Jesus left us the gifts of this night so we would not remain stagnant. He gave us gifts to get us from where we are to where our possibilities are. 

Jesus moves us, in this worship, through these sacramental realities:

from sin and death / to eternal life

from corruption / to wholeness

from brokenness / to healing

from ignorance / to knowledge

from mere habits / to His way of living

from apartness / to presence

from aloneness / to community

from fear / to courage

from ordinary existence / to extraordinary glory

from earth / to heaven

This very night.

This week’s memory verse: There is therefore now no condemnation for those who are in Christ Jesus.

Romans 8:1
  • 4/14 – Isaiah 49:15-16
  • 4/15 – Joshua 1:9
  • 4/16 – Romans 8:28
  • 4/17 – Deuteronomy 32:7
  • 4/18 – Luke 22:19
  • 4/19 – Romans 5:8
  • 4/21 – Proverbs 10:7

Pray the week: Lord Jesus, You came so that I might be remembered throughout eternity. Grant that I may give thanks for this fact each day.

Our Lenten Journey
with Dismas – Not the
Conclusion

The other, however, rebuking him, said in reply, “Have you no fear of God, for you are subject to the same condemnation? And indeed, we have been condemned justly, for the sentence we received corresponds to our crimes, but this man has done nothing criminal.” Then he said, “Jesus, remember me when you come into your kingdom.” He replied to him, “Amen, I say to you, today you will be with me in Paradise.”

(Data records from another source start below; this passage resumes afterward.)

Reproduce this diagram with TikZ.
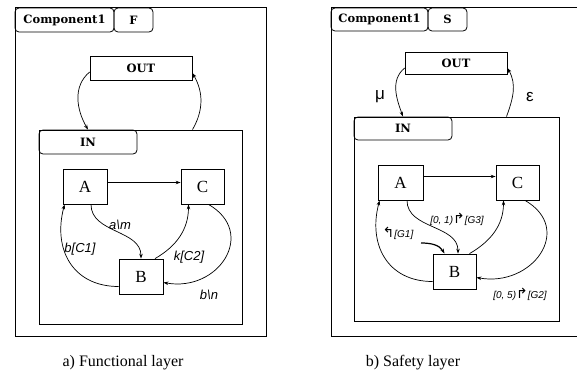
\documentclass[tikz,border=0pt]{standalone}
\usepackage{fontspec}
\setmainfont{Liberation Serif}
\newfontfamily\tabfont{DejaVu Serif}
\newfontfamily\lblfont{Liberation Sans}
\newfontfamily\symfont{DejaVu Sans}
\newcommand{\resetsym}[1]{{\symfont\upshape\fontsize{14}{10}\selectfont #1}}
\usetikzlibrary{arrows.meta}

\begin{document}
\begin{tikzpicture}[x=1pt,y=-1pt,>={Stealth[length=5pt,width=3.5pt]},
	boxline/.style={draw,line width=0.8pt,inner sep=0pt},
	boldlabel/.style={font=\tabfont\bfseries\fontsize{11.5}{13}\selectfont},
	tabbox/.style={boxline,rounded corners=4pt,boldlabel},
	outbox/.style={boxline,boldlabel,minimum width=102pt},
	statebox/.style={boxline,minimum height=35pt,font=\fontsize{17}{17}\selectfont},
	lbl/.style={inner sep=0pt,font=\lblfont\itshape\fontsize{13}{13}\selectfont},
	slbl/.style={inner sep=0pt,font=\lblfont\itshape\fontsize{10}{10}\selectfont},
	greek/.style={inner sep=0pt,font=\lblfont\fontsize{17}{17}\selectfont},
	capt/.style={inner sep=0pt,font=\fontsize{16}{16}\selectfont},
	trans/.style={->,line width=0.7pt}]
	\useasboundingbox (0,0) rectangle (577,377);
	\clip (0,0) rectangle (577,377);

	% a) functional layer
	\draw (140.5,171.5) node[boxline,minimum width=251pt,minimum height=329pt] (compF) {}
	(64.5,20) node[tabbox,minimum width=99pt,minimum height=24pt] (nameF) {Component1}
	(133.5,20) node[tabbox,minimum width=39pt,minimum height=24pt] (layerF) {F}
	(141,68) node[outbox,minimum height=24pt] (outF) {OUT}
	(140.5,227) node[boxline,minimum width=203pt,minimum height=194pt] (inF) {}
	(88,142) node[tabbox,minimum width=98pt,minimum height=24pt] (intabF) {IN}
	(85,186.5) node[statebox,minimum width=44pt] (aF) {A}
	(202.5,186.5) node[statebox,minimum width=43pt] (cF) {C}
	(141,276.5) node[statebox,minimum width=44pt] (bF) {B}
	(120,225) node[lbl] (amF) {a\textbackslash m}
	(80,249) node[lbl] (bcF) {b[C1]}
	(189,257) node[lbl] (kcF) {k[C2]}
	(209,295) node[lbl] (bnF) {b\textbackslash n}
	(123,363) node[capt] (captF) {a) Functional layer};

	\draw[trans] ([yshift=-4pt]outF.west) to[out=220,in=120] (intabF.north);
	\draw[trans] ([xshift=52pt]inF.north) to[out=60,in=-60] ([yshift=-5pt]outF.east);
	\draw[trans] ([yshift=4pt]aF.east) -- ([yshift=4pt]cF.west);
	\draw[trans] ([xshift=6pt]aF.south) to[out=-90,in=90] (bF.north);
	\draw[trans] ([yshift=-10pt]bF.west) to[out=180,in=-105,looseness=1.2] ([xshift=2pt]aF.south west);
	\draw[trans] ([xshift=14pt]bF.north) to[out=30,in=-90] ([xshift=-14pt]cF.south);
	\draw[trans] ([xshift=6pt]cF.south) to[out=-30,in=-10,looseness=1.6] ([yshift=-6pt]bF.east);

	% b) safety layer
	\draw (465.5,171.5) node[boxline,minimum width=269pt,minimum height=329pt] (compS) {}
	(379.5,19.5) node[tabbox,minimum width=97pt,minimum height=23pt] (nameS) {Component1}
	(447.5,19.5) node[tabbox,minimum width=39pt,minimum height=23pt] (layerS) {S}
	(456,63) node[outbox,minimum height=22pt] (outS) {OUT}
	(456.5,219) node[boxline,minimum width=205pt,minimum height=204pt] (inS) {}
	(403,128.5) node[tabbox,minimum width=98pt,minimum height=23pt] (intabS) {IN}
	(400.5,182.5) node[statebox,minimum width=45pt] (aS) {A}
	(517.5,182.5) node[statebox,minimum width=43pt] (cS) {C}
	(454.5,271.5) node[statebox,minimum width=43pt] (bS) {B}
	(380,97) node[greek] (muS) {μ}
	(530,97) node[greek] (epsS) {ε}
	(457,219) node[slbl] (g3S) {[0, 1)\resetsym{↱}[G3]}
	(398,233) node[slbl] (g1S) {\resetsym{↰}[G1]}
	(520,294) node[slbl] (g2S) {[0, 5)\resetsym{↱}[G2]}
	(413,363) node[capt] (captS) {b) Safety layer};
	\coordinate (initS) at (421,243);

	\draw[trans] ([yshift=-5pt]outS.west) to[out=220,in=110] (intabS.north);
	\draw[trans] ([xshift=50pt]inS.north) to[out=70,in=-60] ([yshift=-5pt]outS.east);
	\draw[trans] ([yshift=6pt]aS.east) -- ([yshift=6pt]cS.west);
	\draw[trans] ([xshift=6.5pt]aS.south) to[out=-90,in=90] ([xshift=3.5pt]bS.north);
	\draw[trans] ([yshift=-10pt]bS.west) to[out=180,in=-105,looseness=1.2] ([xshift=2pt]aS.south west);
	\draw[trans] ([xshift=15pt]bS.north) to[out=30,in=-90] ([xshift=-14pt]cS.south);
	\draw[trans] ([xshift=7.5pt]cS.south) to[out=-30,in=-10,looseness=1.6] ([yshift=-6pt]bS.east);
	\draw[trans,line width=1.2pt] (initS) to[out=0,in=120] ([xshift=-10pt]bS.north);
\end{tikzpicture}
\end{document}
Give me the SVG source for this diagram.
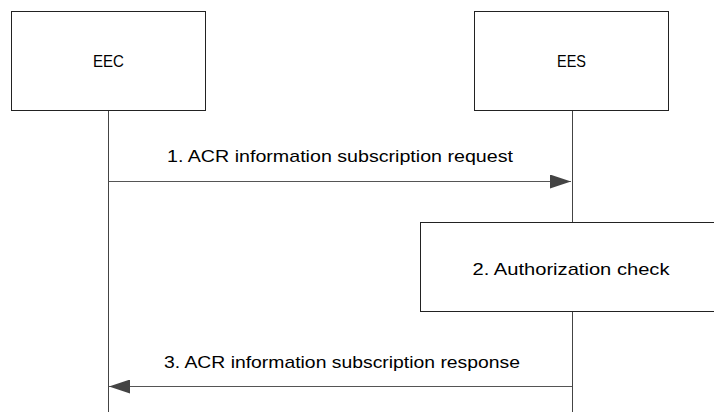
<svg xmlns="http://www.w3.org/2000/svg" width="714" height="414" viewBox="0 0 714 414">
<style>
.box{fill:#fff;stroke:#222;stroke-width:1}
.life{stroke:#444;stroke-width:1;fill:none}
.msg{stroke:#555;stroke-width:1;fill:none}
text{font-family:"Liberation Sans",Arial,sans-serif;font-size:17px;fill:#000;text-anchor:middle}
</style>
<defs>
<marker id="ah" markerWidth="22" markerHeight="14" refX="21" refY="7" orient="auto" markerUnits="userSpaceOnUse">
<path d="M0,0 L21,7 L0,14 Z" fill="#444"/>
</marker>
</defs>
<g id="connectors">
<line class="life" x1="108.5" y1="111" x2="108.5" y2="412"/>
<line class="life" x1="572.5" y1="111" x2="572.5" y2="412"/>
<line class="msg" x1="108.5" y1="181.5" x2="571" y2="181.5" marker-end="url(#ah)"/>
<line class="msg" x1="572" y1="386.5" x2="109" y2="386.5" marker-end="url(#ah)"/>
<text x="340" y="162" textLength="346" lengthAdjust="spacingAndGlyphs">1. ACR information subscription request</text>
<text x="342" y="368" textLength="356" lengthAdjust="spacingAndGlyphs">3. ACR information subscription response</text>
</g>
<g id="EEC">
<rect class="box" x="11.5" y="11.5" width="194" height="99"/>
<text x="108.5" y="67" textLength="31" lengthAdjust="spacingAndGlyphs">EEC</text>
</g>
<g id="EES">
<rect class="box" x="474.5" y="11.5" width="194" height="99"/>
<text x="571.5" y="67" textLength="29" lengthAdjust="spacingAndGlyphs">EES</text>
</g>
<g id="auth">
<rect class="box" x="420.5" y="222.5" width="300" height="89"/>
<text x="571" y="275" textLength="197" lengthAdjust="spacingAndGlyphs">2. Authorization check</text>
</g>
</svg>
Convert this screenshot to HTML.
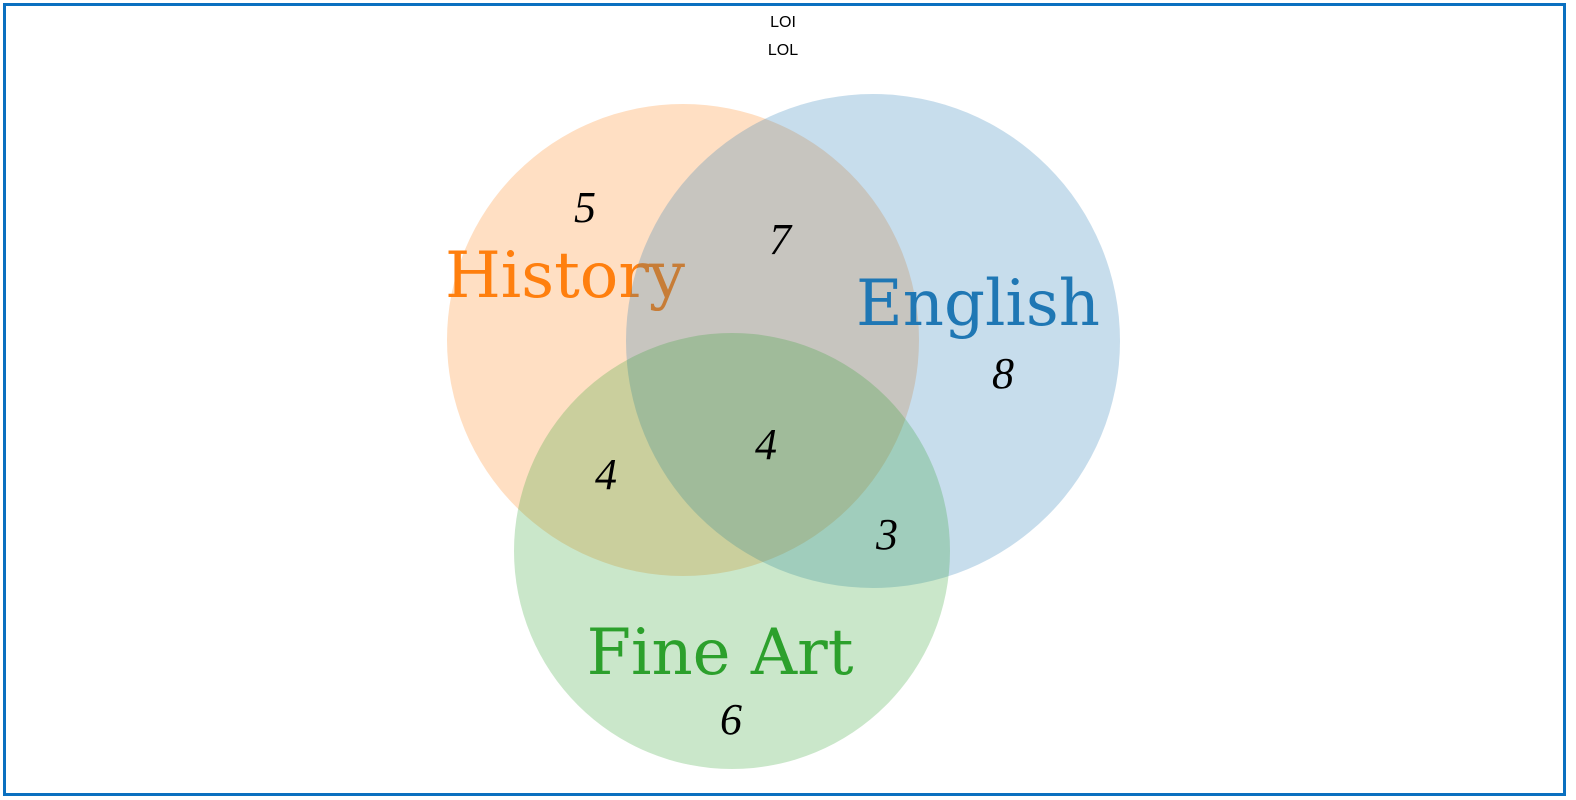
<!DOCTYPE html>
<html><head><meta charset="utf-8"><style>
html,body{margin:0;padding:0;background:#fff;width:1576px;height:800px;overflow:hidden}
</style></head><body>
<svg width="1576" height="800" xmlns="http://www.w3.org/2000/svg">
<rect x="0" y="0" width="1576" height="800" fill="#fff"/>
<rect x="4.5" y="4.5" width="1560" height="790" fill="none" stroke="#0a70c0" stroke-width="3"/>
<text x="783" y="27" font-family="Liberation Sans, sans-serif" font-size="16" text-anchor="middle">LOI</text>
<text x="783" y="55" font-family="Liberation Sans, sans-serif" font-size="16" text-anchor="middle">LOL</text>
<circle cx="683" cy="340" r="236" fill="#ff7f0e" fill-opacity="0.25"/>
<text x="565" y="297" font-family="DejaVu Serif, serif" font-size="64" fill="#ff7f0e" text-anchor="middle">History</text>
<circle cx="873" cy="341" r="247" fill="#1f77b4" fill-opacity="0.25"/>
<text x="978" y="325" font-family="DejaVu Serif, serif" font-size="64" fill="#1f77b4" text-anchor="middle">English</text>
<circle cx="732" cy="551" r="218" fill="#2ca02c" fill-opacity="0.25"/>
<text x="720" y="674" font-family="DejaVu Serif, serif" font-size="64" fill="#2ca02c" text-anchor="middle">Fine Art</text>
<g font-family="Liberation Serif, serif" font-style="italic" font-size="44" fill="#000" text-anchor="middle">
<text x="585" y="222">5</text>
<text x="780" y="254">7</text>
<text x="1003" y="388">8</text>
<text x="766" y="459">4</text>
<text x="606" y="489">4</text>
<text x="887" y="549">3</text>
<text x="731" y="734">6</text>
</g>
</svg>
</body></html>
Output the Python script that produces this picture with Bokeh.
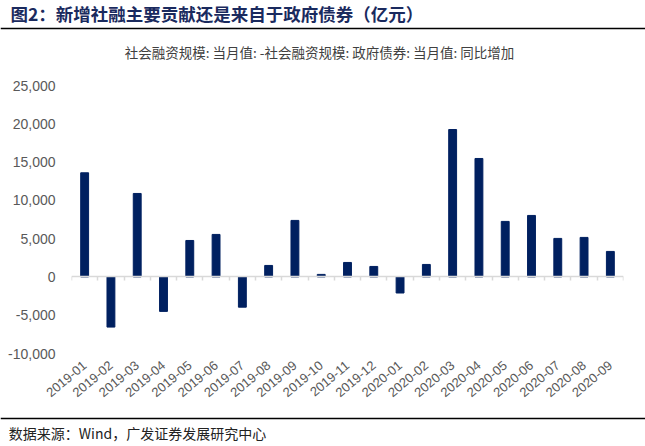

Through Lent we encountered Dismas. We learned who he was and what brought him to the life he led.  

We discussed the issue of his equality and possibility; our call to rightly measure both; to recognize inherent human dignity. The image of God is in all. We are all provided the same possibility all those around Jesus have. 

Like Dismas, we are called to come to Jesus and be saved. We, like Dismas, must set aside the fear we have in the face of God’s honesty. 

As we heard today, Dismas, on the cross, examined his life, asked questions, saw his innate dignity, the possibility before him, overcame fear, and grabbed the chance to grow and become, even in the last moment of his life. 

From the cross, Dismas proclaimed his faith in Jesus, confessed his sin, and allowed Jesus to take hold of him.

Today, we walked with Jesus, from the supper table, to the garden, through arrest, questioning and torture, prison, conviction, the journey to Calvary, crucifixion, and this encounter with Dismas and Gestas. Seemingly the end.

There is so much here but reflect on the words of Dismas: “Jesus, remember me when you come into your kingdom.” Isn’t that what we all want. Isn’t that what touches us so deeply.

We, who await the supper of the Lord, who have joined ourselves to Him, who are dedicated to Him, have come to realize that all He did, His finishing of the work the Father sent Him to accomplish, was exactly for this reason. God remembered us.

As we reflect on what Dismas asked and what Jesus did, what His sacrifice promises us, let us give thanks. Jesus indeed remembers us eternally. Our life is now, like Dismas, without conclusion.